WASHINGTON – By mandating that food safety inspections no longer focus on the visual imperfections of poultry carcasses at processing plants, US Secretary of Agriculture Tom Vilsack said up to 5,200 foodborne illnesses can be prevented and up to $40 million per year can be saved by eliminating inspection jobs, according to a Bloomberg report. On Jan. 20, the US Department of Agriculture is announcing details on its proposal to increase the oversight of sanitation measures at poultry processing facilities as opposed to visually inspecting carcasses for physical blemishes, which it says are not food safety threats and can save the industry $250 million annually. Between 500 and 800 inspector positions and an additional 140 supervisory jobs will be eliminated, Vilsack said, mostly through attrition and retirement. Today’s proposal will include a 90-day comment period during which the public will be allowed to express concerns.

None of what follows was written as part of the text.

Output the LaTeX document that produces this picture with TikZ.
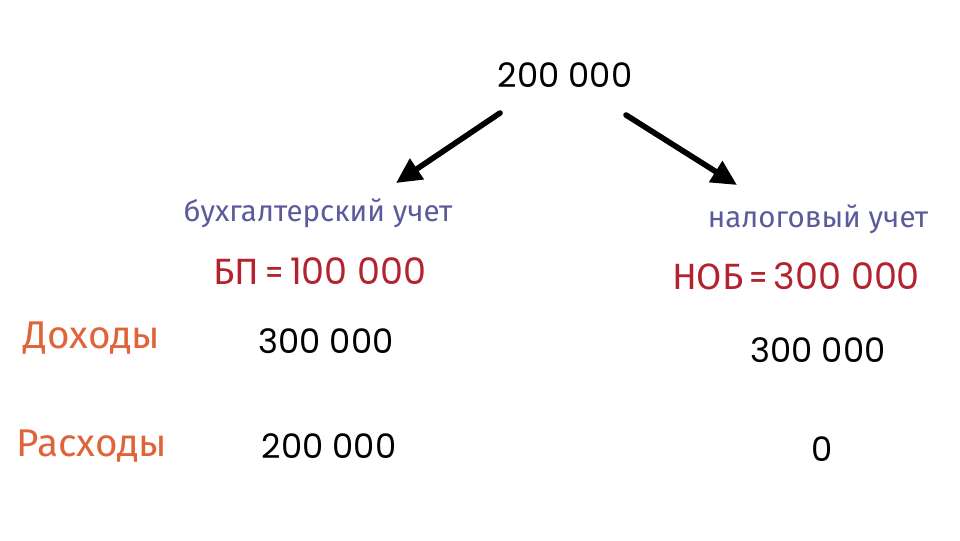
\documentclass[tikz,border=0pt]{standalone}
\usepackage{fontspec}
\setmainfont{Fira Sans}
\newfontfamily\numfont{Poppins}
\usetikzlibrary{arrows.meta,positioning}

\definecolor{notecol}{HTML}{5B5B9C}
\definecolor{rescol}{HTML}{B3222F}
\definecolor{rowcol}{HTML}{E0643A}

\tikzset{
  num/.style={font=\numfont\fontsize{24}{27}\selectfont, text=black},
  note/.style={font=\fontsize{21}{24}\selectfont, text=notecol},
  res/.style={font=\fontsize{26}{29}\selectfont, text=rescol},
  rowlbl/.style={font=\fontsize{27.5}{30}\selectfont, text=rowcol},
  bigarrow/.style={-{Triangle[length=18pt,width=17pt]}, line width=4pt, line cap=round}
}

\begin{document}
\begin{tikzpicture}[x=0.025cm, y=-0.025cm]
\useasboundingbox (0,0) rectangle (960,540);

\node[num] (top) at (565,75) {200 000};
\coordinate (la) at (500,113);
\coordinate (lb) at (396,183);
\coordinate (ra) at (626,115);
\coordinate (rb) at (737,185);
\draw[bigarrow] (la) -- (lb);
\draw[bigarrow] (ra) -- (rb);

\node[note] (buh) at (318,213) {бухгалтерский учет};
\node[res] (bp) at (320,271) {БП\,=\,{\numfont 100 000}};
\node[note] (nal) at (818,219) {налоговый учет};
\node[res] (nob) at (796,276) {НОБ\,=\,{\numfont 300 000}};

\node[rowlbl] (doh) at (92,338) {Доходы};
\node[rowlbl] (ras) at (92,446) {Расходы};

\node[num] (bdoh) at (326,341) {300 000};
\node[num] (bras) at (329,446) {200 000};
\node[num] (ndoh) at (818,350) {300 000};
\node[num] (nras) at (822,449) {0};

\end{tikzpicture}
\end{document}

“It’s obviously about safer food and fewer foodborne illnesses,” Vilsack said in the report. “It’s also about reducing the cost of production in an effective way without redundancy or compromising safety.”
Poultry carcasses would continue to be inspected prior to chilling, Vilsack pointed out, and federal inspectors would continue to be on site at all times. Inspecting for physical imperfections, which has been conducted by USDA for more than a century, would still be available at the request of processors.

The proposed change was issued after a decade-long pilot program was conducted with 25 processors and showed no increased risk of worker injuries related to faster production lines resulting from eliminating the visual inspector. The change would speed up the inspection timeline from 140 to 175 chickens per minute, and from 45 to 50 turkeys a minute. Springdale, Ark.-based Tyson Foods was one of those companies.

“This modified system reduces redundancies between company and USDA inspection efforts and gives USDA’s staff more flexibility to focus on other things that verify the effectiveness of our food safety activities,” Tyson spokesman, Gary Mickelson said in the story.

“The continued outstanding performance of plants participating in the pilot program justifies the USDA’s confidence in announcing this proposed rule,” said a joint statement scheduled to be released Jan. 20 by the National Chicken Council and the National Turkey Federation.

The new oversight plan will require inspectors to focus on sanitation plans at plants, temperature controls and looking closely at points in the process where contamination may occur or be detected. Hazard Analysis and Critical Control Point programs would also become a requirement as part of the proposal.